Retour sur l'espérance
C’est une tradition pour les évêques de France de publier un document avant les élections présidentielles. J’ai déjà eu l’occasion m’exprimer le mois dernier sur celui qui est proposé cette année (intitulé L’espérance ne déçoit pas), mais c’était avant sa mise en vente : c’est pourquoi je reviens aujourd’hui sur ce sujet.
Pourquoi cette tradition de publier un tel document ? C’est d’abord un texte destiné aux candidats, et qui est envoyé à chacun d’eux personnellement. Il est en effet légitime et nécessaire, quelles que soient leurs options personnelles, qu’ils connaissent les préoccupations des catholiques sur les sujets majeurs de notre société ; peut-être aussi, et même sans doute, sur des sujets qu’eux-mêmes, en tant que candidats, ne considèrent pas comme majeurs. Car pour le dire clairement, les questions à se poser dans notre pays ne se réduisent pas au pouvoir d’achat ou à la maîtrise des changements climatiques, même si ces questions sont graves et parfois vitales. Les religions en général, et la religion catholique en particulier, invitent à opérer des déplacements de perspective : elles soulèvent la question du sens, qu’on pourrait être tenté de mettre sous le tapis en la renvoyant aux préférences individuelles et en oubliant qu’une société qui ne se demande pas où elle veut aller est une société qui ne mérite pas de survivre.
Par le fait même, le texte ne s’adresse pas qu’aux candidats, mais à tout citoyen et à toute personne de bonne volonté. Le titre L’espérance ne déçoit pas, emprunté à saint Paul (Romains 5, 5), n’a pas été choisi au hasard. Comme le dit Mgr de Moulins-Beaufort, « nos sociétés occidentales sont inquiètes, habitées de peurs… Les motifs d’inquiétude sont nombreux et valent la peine d’être nommés et considérés. Proclamer notre espérance, au nom de notre foi chrétienne, c’est rappeler que la destinée de l’humanité ne s’arrête pas à la crise humanitaire, sanitaire et écologique… C’est aussi rappeler que la vie sociale est fondée sur le choix de vivre ensemble dans la paix et qu’une élection présidentielle est l’occasion de renouveler ce choix. »

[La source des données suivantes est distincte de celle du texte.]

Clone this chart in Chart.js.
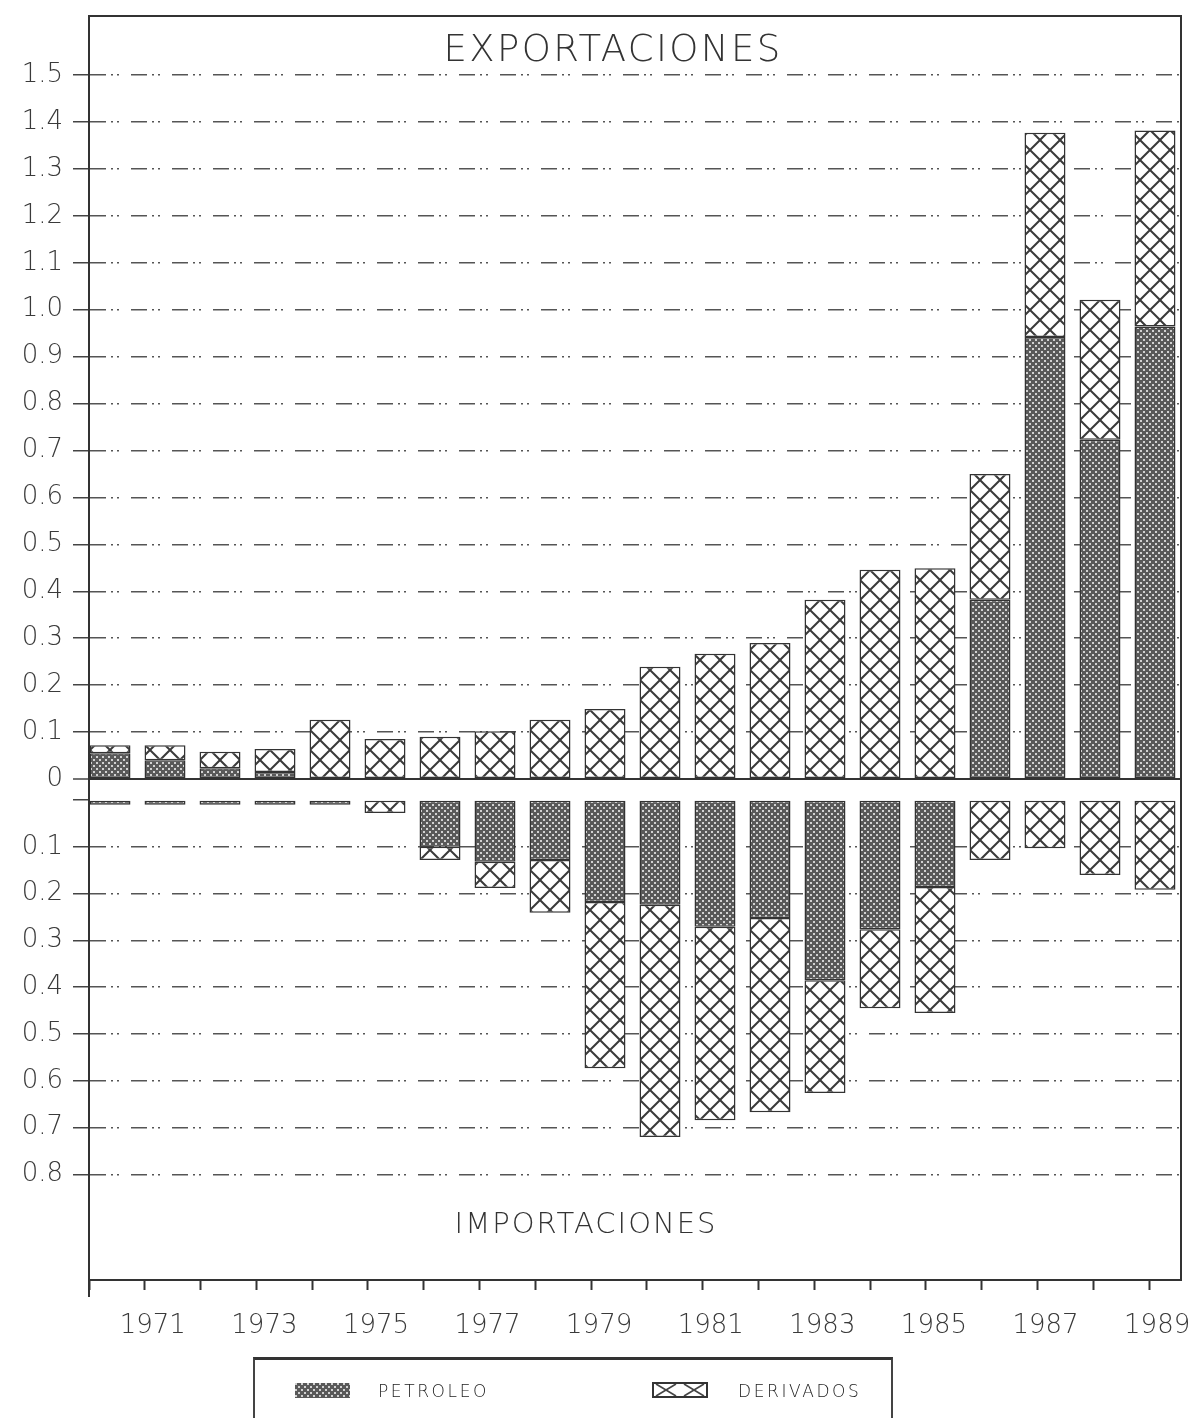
<!DOCTYPE html>
<html>
<head>
<meta charset="utf-8">
<script src="https://cdn.jsdelivr.net/npm/chart.js@4.4.1/dist/chart.umd.min.js"></script>
<style>
html,body{margin:0;padding:0;background:#fff;overflow:hidden;}
#wrap{position:relative;width:1196px;height:1418px;overflow:hidden;}
#c{position:absolute;left:0;top:0;}
.t{position:absolute;font-family:'DejaVu Sans',sans-serif;font-weight:200;color:#333;white-space:nowrap;transform:translate(-50%,-50%);}
#t1{left:613px;top:48px;font-size:37px;letter-spacing:2.4px;}
#t2{left:586px;top:1223px;font-size:29px;letter-spacing:2px;}
#legend{position:absolute;left:253px;top:1357px;width:636px;height:100px;border-top:3px solid #333;border-left:2px solid #444;border-right:2px solid #444;}
#legend canvas{position:absolute;}
#legend span{position:absolute;font-family:'DejaVu Sans',sans-serif;font-weight:200;font-size:17px;letter-spacing:2.6px;color:#222;transform:translateY(-50%);white-space:nowrap;}
</style>
</head>
<body>
<div id="wrap">
  <canvas id="c" width="1196" height="1418"></canvas>
  <div class="t" id="t1">EXPORTACIONES</div>
  <div class="t" id="t2">IMPORTACIONES</div>
  <div id="legend">
    <canvas id="sw1" width="55" height="15" style="left:40px;top:23px"></canvas>
    <span style="left:123px;top:31px">PETROLEO</span>
    <canvas id="sw2" width="56" height="16" style="left:397px;top:22px"></canvas>
    <span style="left:483px;top:31px">DERIVADOS</span>
  </div>
</div>
<script>
// ---- data ----
const years = [1970,1971,1972,1973,1974,1975,1976,1977,1978,1979,1980,1981,1982,1983,1984,1985,1986,1987,1988,1989];
const tickYears = [1971,1973,1975,1977,1979,1981,1983,1985,1987,1989];
const expTicks = [0,0.1,0.2,0.3,0.4,0.5,0.6,0.7,0.8,0.9,1.0,1.1,1.2,1.3,1.4,1.5];
const impTicks = [0,0.1,0.2,0.3,0.4,0.5,0.6,0.7,0.8];
const expPetroleo  = [0.055,0.040,0.023,0.015,0,0,0,0,0,0,0,0,0,0,0,0,0.382,0.942,0.723,0.964];
const expDerivados = [0.017,0.032,0.035,0.049,0.126,0.085,0.090,0.102,0.126,0.149,0.239,0.267,0.290,0.382,0.446,0.449,0.268,0.435,0.298,0.418];
const impPetroleo  = [0.010,0.010,0.010,0.010,0.010,0,0.100,0.132,0.128,0.218,0.224,0.271,0.252,0.385,0.276,0.186,0,0,0,0];
const impDerivados = [0,0,0,0,0,0.028,0.028,0.056,0.113,0.355,0.496,0.413,0.415,0.241,0.169,0.269,0.128,0.103,0.160,0.192];

// ---- patterns ----
function dotTile(){
  const c=document.createElement('canvas'); c.width=6; c.height=6;
  const g=c.getContext('2d');
  g.fillStyle='#595959'; g.fillRect(0,0,6,6);
  g.fillStyle='#d2d2d2'; g.fillRect(0,0,2,2); g.fillRect(3,3,2,2);
  return c;
}
function crossTile(){
  const n=20; const c=document.createElement('canvas'); c.width=n; c.height=n;
  const g=c.getContext('2d');
  g.fillStyle='#ffffff'; g.fillRect(0,0,n,n);
  g.strokeStyle='#3a3a3a'; g.lineWidth=2;
  for(const k of [-n,0,n]){
    g.beginPath(); g.moveTo(-5,-5+k); g.lineTo(n+5,n+5+k); g.stroke();
    g.beginPath(); g.moveTo(n+5,-5+k); g.lineTo(-5,n+5+k); g.stroke();
  }
  return c;
}
const ctx0=document.getElementById('c').getContext('2d');
const dots=ctx0.createPattern(dotTile(),'repeat');
const cross=ctx0.createPattern(crossTile(),'repeat');

// legend swatches
(function(){
  const a=document.getElementById('sw1').getContext('2d');
  a.fillStyle=a.createPattern(dotTile(),'repeat'); a.fillRect(0,0,55,15);
  const b=document.getElementById('sw2').getContext('2d');
  b.fillStyle='#fff'; b.fillRect(0,0,56,16);
  b.strokeStyle='#444'; b.lineWidth=1.6;
  for(const x0 of [0,28]){
    b.beginPath(); b.moveTo(x0+4,2); b.lineTo(x0+24,14); b.stroke();
    b.beginPath(); b.moveTo(x0+24,2); b.lineTo(x0+4,14); b.stroke();
  }
  b.strokeStyle='#333'; b.lineWidth=2; b.strokeRect(1,1,54,14);
})();

// ---- chart ----
const FONT='DejaVu Sans';
const xMin=1969.618, xMax=1989.473, tickStep=1.0145;
const dashPat=[16,5,2,4,2,12];
const border='#333';
const labelColor='#3a3a3a';

const framePlugin={
  id:'frame',
  afterDraw(chart){
    const {ctx,chartArea:a}=chart;
    ctx.save();
    ctx.strokeStyle='#333'; ctx.lineWidth=2;
    ctx.beginPath();
    ctx.moveTo(a.left-1,a.top); ctx.lineTo(a.right,a.top); ctx.lineTo(a.right,a.bottom);
    ctx.moveTo(a.left,a.bottom); ctx.lineTo(a.left,a.bottom+17);
    ctx.stroke();
    ctx.restore();
  }
};

function mk(arr){ return years.map((yr,i)=>({x:yr,y:arr[i]})); }
function noPad(s){ s.paddingTop=0; s.paddingBottom=0; s.paddingLeft=0; s.paddingRight=0; }

new Chart(document.getElementById('c'),{
  type:'bar',
  data:{
    datasets:[
      {label:'PETROLEO',data:mk(expPetroleo),backgroundColor:dots,borderColor:border,borderWidth:1.5,borderSkipped:false,yAxisID:'y',stack:'s'},
      {label:'DERIVADOS',data:mk(expDerivados),backgroundColor:cross,borderColor:border,borderWidth:1.5,borderSkipped:false,yAxisID:'y',stack:'s'},
      {label:'PETROLEO importaciones',data:mk(impPetroleo),backgroundColor:dots,borderColor:border,borderWidth:1.5,borderSkipped:false,yAxisID:'y2',stack:'s'},
      {label:'DERIVADOS importaciones',data:mk(impDerivados),backgroundColor:cross,borderColor:border,borderWidth:1.5,borderSkipped:false,yAxisID:'y2',stack:'s'}
    ]
  },
  options:{
    responsive:false,
    animation:false,
    devicePixelRatio:1,
    barPercentage:0.745,
    categoryPercentage:1,
    layout:{padding:{top:16,right:15,left:0,bottom:0}},
    plugins:{legend:{display:false},tooltip:{enabled:false},title:{display:false}},
    scales:{
      x:{
        type:'linear',min:xMin,max:xMax,offset:false,
        grid:{offset:false,drawOnChartArea:false,drawTicks:true,tickLength:10,tickColor:'#333',tickWidth:2},
        border:{display:true,color:'#333',width:2},
        afterBuildTicks:s=>{ s.ticks=years.map((yr,i)=>({value:xMin+i*tickStep})); },
        afterFit:s=>{ s.height=138; noPad(s); },
        ticks:{autoSkip:false,maxRotation:0,minRotation:0,labelOffset:8,padding:21,color:labelColor,
          font:{family:FONT,size:26,weight:'200'},
          callback:(v,i)=> tickYears.includes(years[i]) ? String(years[i]) : ''}
      },
      y:{
        type:'linear',position:'left',stack:'v',stackWeight:763,weight:2,stacked:true,
        min:0,max:1.6258,
        afterBuildTicks:s=>{ s.ticks=expTicks.map(v=>({value:v})); },
        afterFit:s=>{ s.width=89; noPad(s); },
        grid:{
          color:c=> (c.tick && c.tick.value===0) ? '#333' : '#555',
          lineWidth:c=> (c.tick && c.tick.value===0) ? 2 : 1.5,
          drawTicks:true,tickLength:16,tickColor:'#444',tickWidth:1.5
        },
        border:{display:true,color:'#333',width:2,dash:c=> (c.tick && c.tick.value===0) ? [] : dashPat},
        ticks:{autoSkip:false,color:labelColor,padding:10,font:{family:FONT,size:26,weight:'200'},
          callback:v=> v===0 ? '0' : Number(v).toFixed(1)}
      },
      y2:{
        type:'linear',position:'left',stack:'v',stackWeight:501,weight:1,stacked:true,reverse:true,
        min:-0.0449,max:1.0256,
        afterBuildTicks:s=>{ s.ticks=impTicks.map(v=>({value:v})); },
        afterFit:s=>{ s.width=89; noPad(s); },
        grid:{
          color:c=> (c.tick && c.tick.value===0) ? 'rgba(0,0,0,0)' : '#555',
          lineWidth:1.5,
          drawTicks:true,tickLength:16,tickColor:'#444',tickWidth:1.5
        },
        border:{display:true,color:'#333',width:2,dash:dashPat},
        ticks:{autoSkip:false,color:labelColor,padding:10,font:{family:FONT,size:26,weight:'200'},
          callback:v=> v===0 ? '' : Number(v).toFixed(1)}
      }
    }
  },
  plugins:[framePlugin]
});
</script>
</body>
</html>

Allons plus loin. Le philosophe Emmanuel Kant résumait tout le questionnement humain par trois questions fondamentales : que pouvons-nous connaître ? que devons-nous faire ? que nous est-il permis d’espérer ? La première question touche notre capacité de comprendre le monde, la seconde notre appréhension du bien et du mal et nos décisions morales, et la troisième notre destinée ultime, par-delà la limite de la mort. Non seulement la foi chrétienne apporte des réponses spécifiques à chacune de ces trois questions, mais elle nous rappelle aussi, que nous soyons croyants ou non, que nous ne pouvons en négliger aucune. C’est d’ailleurs pour cette raison que Kant les récapitule dans une seule interrogation : « qu’est-ce que l’homme ? » Nous constatons aujourd’hui des divergences de plus en plus profondes sur la manière de nous comprendre comme êtres humains. Pour que ces divergences ne se creusent pas plus encore jusqu’à des oppositions irréconciliables, engendrant des condamnations et des guerres sans merci, il nous faut absolument apprendre à nous écouter sans complaisance et avec un total respect. C’est le but de la politique, au sens le plus noble du terme.